*Goal*.
In the entries below, repeat only the lines between those holding "Give me the" and "XAxis, YAxis, CartesianGrid", inclusive. Leave pictures out.

*Provided records*.

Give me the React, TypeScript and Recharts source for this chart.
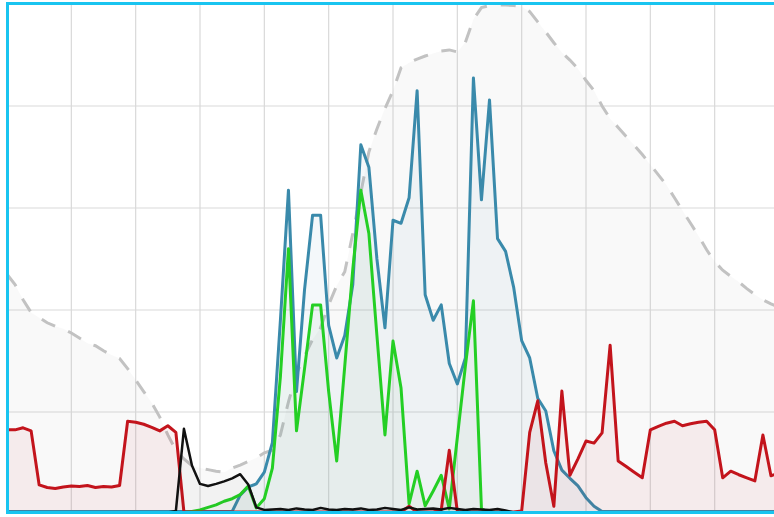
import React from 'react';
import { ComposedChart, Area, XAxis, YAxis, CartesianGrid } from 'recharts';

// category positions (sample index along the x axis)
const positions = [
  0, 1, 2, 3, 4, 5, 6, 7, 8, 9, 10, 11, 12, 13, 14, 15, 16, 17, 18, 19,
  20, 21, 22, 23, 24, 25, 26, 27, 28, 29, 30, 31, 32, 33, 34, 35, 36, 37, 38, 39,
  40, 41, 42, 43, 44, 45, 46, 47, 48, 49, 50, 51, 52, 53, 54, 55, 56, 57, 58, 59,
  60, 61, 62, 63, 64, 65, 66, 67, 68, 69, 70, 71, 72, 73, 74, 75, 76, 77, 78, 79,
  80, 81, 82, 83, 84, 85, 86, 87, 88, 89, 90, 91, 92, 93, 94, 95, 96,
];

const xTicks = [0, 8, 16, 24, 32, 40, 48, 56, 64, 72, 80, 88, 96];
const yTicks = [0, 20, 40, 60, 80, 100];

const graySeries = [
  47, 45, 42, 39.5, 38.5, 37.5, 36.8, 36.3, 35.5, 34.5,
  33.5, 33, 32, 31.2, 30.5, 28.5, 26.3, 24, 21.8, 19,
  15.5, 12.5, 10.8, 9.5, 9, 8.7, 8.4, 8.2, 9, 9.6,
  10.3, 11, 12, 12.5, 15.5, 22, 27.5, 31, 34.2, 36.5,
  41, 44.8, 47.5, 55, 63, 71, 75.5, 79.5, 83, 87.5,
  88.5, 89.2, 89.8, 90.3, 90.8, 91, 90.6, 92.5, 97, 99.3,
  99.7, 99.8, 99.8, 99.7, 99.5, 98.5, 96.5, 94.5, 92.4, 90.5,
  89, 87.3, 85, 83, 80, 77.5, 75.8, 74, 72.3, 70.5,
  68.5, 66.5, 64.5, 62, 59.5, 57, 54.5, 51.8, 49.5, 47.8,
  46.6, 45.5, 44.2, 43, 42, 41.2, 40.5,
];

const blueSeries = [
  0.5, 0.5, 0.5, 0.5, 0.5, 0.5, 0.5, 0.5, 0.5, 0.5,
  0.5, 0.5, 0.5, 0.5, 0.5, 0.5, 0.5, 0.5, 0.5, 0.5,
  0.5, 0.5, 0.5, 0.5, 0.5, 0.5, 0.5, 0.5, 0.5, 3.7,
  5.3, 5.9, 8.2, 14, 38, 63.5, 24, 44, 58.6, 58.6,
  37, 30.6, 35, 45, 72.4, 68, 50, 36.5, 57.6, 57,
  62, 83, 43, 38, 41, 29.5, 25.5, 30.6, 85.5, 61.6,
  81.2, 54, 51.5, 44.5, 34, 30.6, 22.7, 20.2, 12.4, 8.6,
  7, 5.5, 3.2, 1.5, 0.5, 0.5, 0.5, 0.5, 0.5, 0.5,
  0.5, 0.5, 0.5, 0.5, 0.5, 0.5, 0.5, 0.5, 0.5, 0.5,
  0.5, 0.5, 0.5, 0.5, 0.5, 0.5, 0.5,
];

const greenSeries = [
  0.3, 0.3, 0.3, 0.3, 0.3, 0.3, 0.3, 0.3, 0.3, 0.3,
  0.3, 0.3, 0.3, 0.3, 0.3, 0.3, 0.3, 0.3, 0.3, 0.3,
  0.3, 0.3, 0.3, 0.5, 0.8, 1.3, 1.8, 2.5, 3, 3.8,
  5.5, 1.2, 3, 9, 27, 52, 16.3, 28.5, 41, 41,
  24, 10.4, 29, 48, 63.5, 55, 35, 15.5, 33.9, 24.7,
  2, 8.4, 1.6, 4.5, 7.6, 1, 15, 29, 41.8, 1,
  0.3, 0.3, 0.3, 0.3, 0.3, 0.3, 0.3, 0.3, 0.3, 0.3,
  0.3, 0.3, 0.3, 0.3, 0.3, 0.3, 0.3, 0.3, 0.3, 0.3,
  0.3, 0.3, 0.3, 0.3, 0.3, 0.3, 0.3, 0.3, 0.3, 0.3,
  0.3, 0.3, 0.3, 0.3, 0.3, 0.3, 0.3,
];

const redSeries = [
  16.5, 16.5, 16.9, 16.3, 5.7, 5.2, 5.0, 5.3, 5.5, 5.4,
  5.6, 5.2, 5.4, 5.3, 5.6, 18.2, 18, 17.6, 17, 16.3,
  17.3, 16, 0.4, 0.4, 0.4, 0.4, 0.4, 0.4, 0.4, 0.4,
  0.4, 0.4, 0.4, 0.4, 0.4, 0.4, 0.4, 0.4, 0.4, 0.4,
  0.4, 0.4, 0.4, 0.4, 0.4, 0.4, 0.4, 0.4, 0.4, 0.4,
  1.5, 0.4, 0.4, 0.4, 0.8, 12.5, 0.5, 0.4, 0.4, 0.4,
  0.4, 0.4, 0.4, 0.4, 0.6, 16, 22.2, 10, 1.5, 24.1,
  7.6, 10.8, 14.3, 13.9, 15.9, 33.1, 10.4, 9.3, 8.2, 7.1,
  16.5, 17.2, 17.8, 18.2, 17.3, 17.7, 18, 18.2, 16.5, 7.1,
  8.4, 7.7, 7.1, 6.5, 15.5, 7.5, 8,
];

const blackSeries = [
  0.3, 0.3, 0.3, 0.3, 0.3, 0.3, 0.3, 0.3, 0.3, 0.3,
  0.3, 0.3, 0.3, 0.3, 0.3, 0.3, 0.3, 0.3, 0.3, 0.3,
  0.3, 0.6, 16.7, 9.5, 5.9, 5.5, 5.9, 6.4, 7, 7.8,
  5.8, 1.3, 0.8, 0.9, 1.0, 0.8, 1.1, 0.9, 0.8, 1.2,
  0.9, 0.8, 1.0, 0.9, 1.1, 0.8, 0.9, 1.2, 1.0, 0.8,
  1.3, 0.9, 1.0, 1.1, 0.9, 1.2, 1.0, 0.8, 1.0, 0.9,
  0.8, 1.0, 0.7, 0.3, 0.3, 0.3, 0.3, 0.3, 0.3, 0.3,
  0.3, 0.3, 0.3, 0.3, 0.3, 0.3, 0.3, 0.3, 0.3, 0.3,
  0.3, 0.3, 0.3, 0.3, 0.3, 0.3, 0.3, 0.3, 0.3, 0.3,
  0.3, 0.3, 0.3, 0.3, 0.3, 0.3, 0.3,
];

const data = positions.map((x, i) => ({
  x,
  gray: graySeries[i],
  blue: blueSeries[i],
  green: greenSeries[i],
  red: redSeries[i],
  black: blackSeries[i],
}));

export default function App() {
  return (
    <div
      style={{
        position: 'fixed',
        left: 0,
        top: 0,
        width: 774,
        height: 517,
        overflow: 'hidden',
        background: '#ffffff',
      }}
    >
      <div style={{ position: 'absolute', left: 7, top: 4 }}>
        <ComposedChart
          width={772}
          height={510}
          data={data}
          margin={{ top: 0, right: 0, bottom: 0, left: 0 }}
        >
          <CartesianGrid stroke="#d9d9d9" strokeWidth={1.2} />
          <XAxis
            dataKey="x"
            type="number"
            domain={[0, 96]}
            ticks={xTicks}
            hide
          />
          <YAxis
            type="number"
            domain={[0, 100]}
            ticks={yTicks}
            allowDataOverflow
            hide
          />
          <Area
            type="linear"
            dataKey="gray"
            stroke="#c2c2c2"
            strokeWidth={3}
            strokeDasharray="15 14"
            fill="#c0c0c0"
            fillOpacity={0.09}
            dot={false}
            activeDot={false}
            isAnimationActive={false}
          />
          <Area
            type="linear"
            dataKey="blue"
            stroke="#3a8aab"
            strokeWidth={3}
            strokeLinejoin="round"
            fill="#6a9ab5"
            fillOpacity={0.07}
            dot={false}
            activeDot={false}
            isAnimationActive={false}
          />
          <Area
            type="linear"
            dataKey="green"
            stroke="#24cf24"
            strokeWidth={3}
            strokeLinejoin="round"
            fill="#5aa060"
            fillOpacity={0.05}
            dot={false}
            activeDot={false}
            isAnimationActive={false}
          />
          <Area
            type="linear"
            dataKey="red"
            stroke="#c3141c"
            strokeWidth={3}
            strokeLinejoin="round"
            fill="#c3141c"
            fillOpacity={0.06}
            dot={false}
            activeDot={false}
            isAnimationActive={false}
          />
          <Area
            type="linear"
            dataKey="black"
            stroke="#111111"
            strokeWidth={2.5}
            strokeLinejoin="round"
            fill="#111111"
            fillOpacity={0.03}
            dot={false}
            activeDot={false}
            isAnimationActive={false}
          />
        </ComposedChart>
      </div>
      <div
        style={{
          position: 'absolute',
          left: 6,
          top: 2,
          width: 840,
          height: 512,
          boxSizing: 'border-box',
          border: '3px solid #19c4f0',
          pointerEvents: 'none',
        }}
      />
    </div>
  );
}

---

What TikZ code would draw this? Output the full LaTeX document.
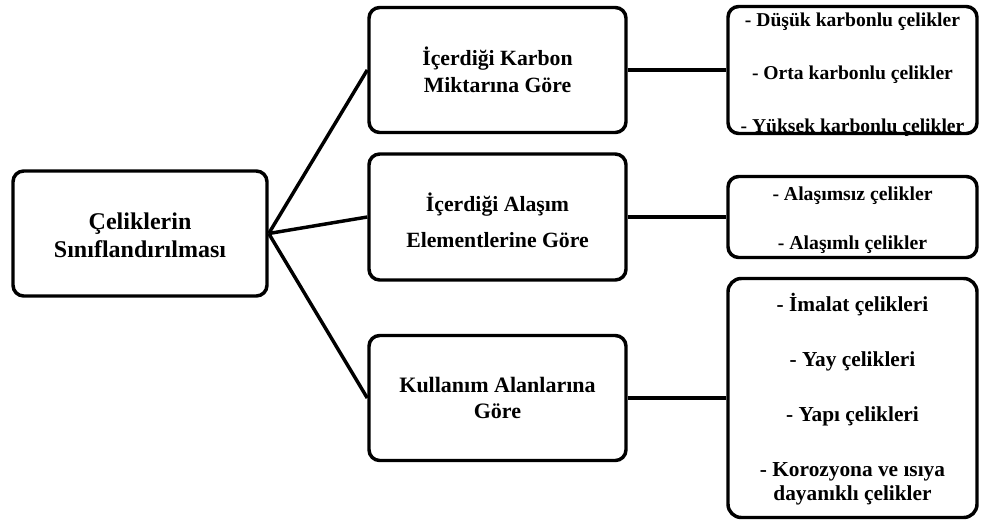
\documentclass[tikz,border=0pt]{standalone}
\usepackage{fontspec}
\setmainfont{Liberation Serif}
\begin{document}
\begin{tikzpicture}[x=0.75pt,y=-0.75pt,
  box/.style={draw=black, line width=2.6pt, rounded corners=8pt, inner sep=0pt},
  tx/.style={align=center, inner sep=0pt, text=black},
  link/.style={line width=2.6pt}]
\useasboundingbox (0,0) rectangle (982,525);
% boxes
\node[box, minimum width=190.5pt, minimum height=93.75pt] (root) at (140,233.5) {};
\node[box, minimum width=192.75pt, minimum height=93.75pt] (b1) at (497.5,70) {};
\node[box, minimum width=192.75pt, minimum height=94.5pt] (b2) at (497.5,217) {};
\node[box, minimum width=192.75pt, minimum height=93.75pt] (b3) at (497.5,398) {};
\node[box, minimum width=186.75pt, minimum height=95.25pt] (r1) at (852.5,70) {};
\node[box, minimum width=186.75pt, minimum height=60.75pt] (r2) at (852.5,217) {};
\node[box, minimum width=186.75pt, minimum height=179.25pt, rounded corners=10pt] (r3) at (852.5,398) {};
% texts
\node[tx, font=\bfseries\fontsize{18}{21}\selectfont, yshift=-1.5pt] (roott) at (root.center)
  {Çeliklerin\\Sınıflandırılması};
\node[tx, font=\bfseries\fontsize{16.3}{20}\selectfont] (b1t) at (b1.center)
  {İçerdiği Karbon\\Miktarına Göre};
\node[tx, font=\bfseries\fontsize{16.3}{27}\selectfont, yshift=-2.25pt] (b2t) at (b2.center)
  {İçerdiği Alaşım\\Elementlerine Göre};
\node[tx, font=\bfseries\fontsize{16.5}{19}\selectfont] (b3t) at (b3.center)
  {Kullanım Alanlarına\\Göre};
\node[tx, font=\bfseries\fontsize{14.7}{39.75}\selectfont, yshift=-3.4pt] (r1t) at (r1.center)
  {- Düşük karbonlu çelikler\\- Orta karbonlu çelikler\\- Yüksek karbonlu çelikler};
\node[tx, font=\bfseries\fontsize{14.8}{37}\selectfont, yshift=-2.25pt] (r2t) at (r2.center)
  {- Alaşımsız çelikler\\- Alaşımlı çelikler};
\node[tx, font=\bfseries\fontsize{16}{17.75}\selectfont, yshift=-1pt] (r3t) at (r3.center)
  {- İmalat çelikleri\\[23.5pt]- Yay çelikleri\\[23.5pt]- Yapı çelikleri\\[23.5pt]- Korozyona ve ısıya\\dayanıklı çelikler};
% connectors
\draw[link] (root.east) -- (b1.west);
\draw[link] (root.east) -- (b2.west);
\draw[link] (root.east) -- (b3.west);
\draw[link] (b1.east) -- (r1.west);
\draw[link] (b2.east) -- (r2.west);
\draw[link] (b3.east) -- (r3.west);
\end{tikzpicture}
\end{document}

*Task solution*.
Give me the React, TypeScript and Recharts source for this chart.
import React from 'react';
import { ComposedChart, Area, XAxis, YAxis, CartesianGrid } from 'recharts';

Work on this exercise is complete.